Distributed load balancing, is an approach to use load balancing on each service to connect to the attached resources. This is an approach that can be very useful for building micro-services or service oriented architecture, where you have many resources(e.g. email-service, notification, message-queue, NoSQL database) that connects each other or requires other services to complete some sort of functionality.
In today’s standards, scalability is a part of a system design. As soon as the demand of the system increases, there comes the need to increase the capacity (e.g. CPU, memory, etc). Historically most systems have been designed in a way to scale-up, or in other terms vertical scalability, meaning, adding more resources to a single server. A good example of this is database servers. Horizontal scalability, on the other hand, solves the same resource problem by adding more servers, which also being referred as scaling-out.
Nevertheless, horizontal scalability brings a new problem, if you have 10 service doing the same job, which one to connect, to put simply how to distribute the traffic? Solution to this, of course, distributing incoming traffic to the pool of resources or servers by load balancing.
PS: In this article the definition “attached resourced” is used for any service the app consumes over the network as part of its normal operation(e.g. a micro-service, MySQL, RabbitMQ, Postfix)(see Backing-Services).
Traditional Load Balancing
The traditional approach for load balancing has been to put a load balancer, a reverse proxy, in front of available resources. For instance, imagine that you have a pool of services, which receives images from web applications and do some sort of image-processing on it.
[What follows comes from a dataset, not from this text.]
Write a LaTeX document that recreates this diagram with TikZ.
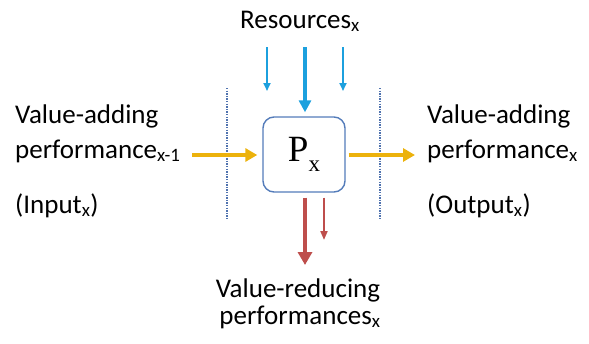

Web applications do not have to be aware of each single service, they have to send all the request to a single IP address, and the load balancer takes the responsibility of the distributing the load across resources. Following diagram outlines the basic idea:
This is a reliable solution, but it has it quirks, your load balancer can be overloaded with requests, or your load balancer can fail, which means, there are no longer transactions. It should be handled carefully so it does not become a system bottleneck. But generally speaking, they are reliable and most of the time they do just fine.
Dividing your application into small pieces, sounds wonderful, but wait till you notice that now you have to take care of service discovery and load balancing. It is not a rocket science, but it requires careful design. Services usually depend on one another, and not to mention there comes a time, where you need to scale your system. The usual scenario, of course, is that you have more than one instance of a service, or several instance of a service clustered. For instance, consider the following diagram, Service A depends on Service B, RabbitMQ and Riak.
In this scenario, Service A, has to connect with three different type of attached resource. We could put load balancer front of each type, so there will be three load balancer. This will mean, we solve the problem with traditional load balancing. But it also means you need to add load balancers front of each attached resource. Therefore, the number of the load balancers increase each time you have a type of resource (e.g. a new micro-service). Of course, assuming that you have more than one instance of each resource and that you prefer scaling-out instead of scaling-up.
Distributed Load Balancing
In distributed load balancing, there are no central load balancers, each client that requires some service uses that service via locally installed reverse-proxy. Reverse-proxy is always up-to-date with existing services, meaning when a new service is being provisioned, reverse-proxy is configuration and it is updated. Reverse-proxy, take cares of the load-balancing, so it is a client-side load-balancing. Every time, a client makes a request, based on the load-balancing strategy, reverse-proxy, distributes the request to the attached resources.
As you can see from the figure, all Service A has to know is the exposed port of the attached resource. This information can stay same on all stages, as well as in local development.
How To Configure It
The configuration of the local load balancers is done dynamically, meaning you need a some kind of service discovery in place. There are good, reliable solutions such as Consul, Apache Zookeeper or SmartStack.
Where Can it be used
This solution can be used more internally, meaning in the private network for discovering new services and using them immediately. I had the experience of using for available REST APIs, Web Applications, Database, Message Queue and more.
Application State and Caching
As it is generally preferred to build a stateless application, this approach works just fine. Caching static content, however, might be problematic hence the distributed nature of it.
Health Checks and Graceful Shutdown
Because the configuration of the load balancing, depends on the service discovery, if for any reason attached-resource fails, load balancer configuration will be updated, therefore the overall system will be much more resilient, and your load balancer does not have to send requests to the dead servers/application. Furthermore, shutting down servers can be handled gracefully, hence the service discovery can send notice to remove the resource from the pool before shutdown.
The configuration of the applications becomes simpler, as they move from one stage to another. For instance, if you are developing an API, your basic API configuration can stay same between different stages. This removes configuration issue between different stages, as each stage becomes identical. Furthermore, with distributed load balancing, correlation exist between the client, load balancer, and the service. If the number of requests is raising, so the number of clients, as well as load balancers. If load decreases, so everything else.
This approach requires a good IT automation and monitoring. It is a very useful approach of building a dynamic system where system components are either diverse or there are many small components, that can be exchanged and add on the fly, without major hassle. A good example of this of course micro-services, which are very hard to handle.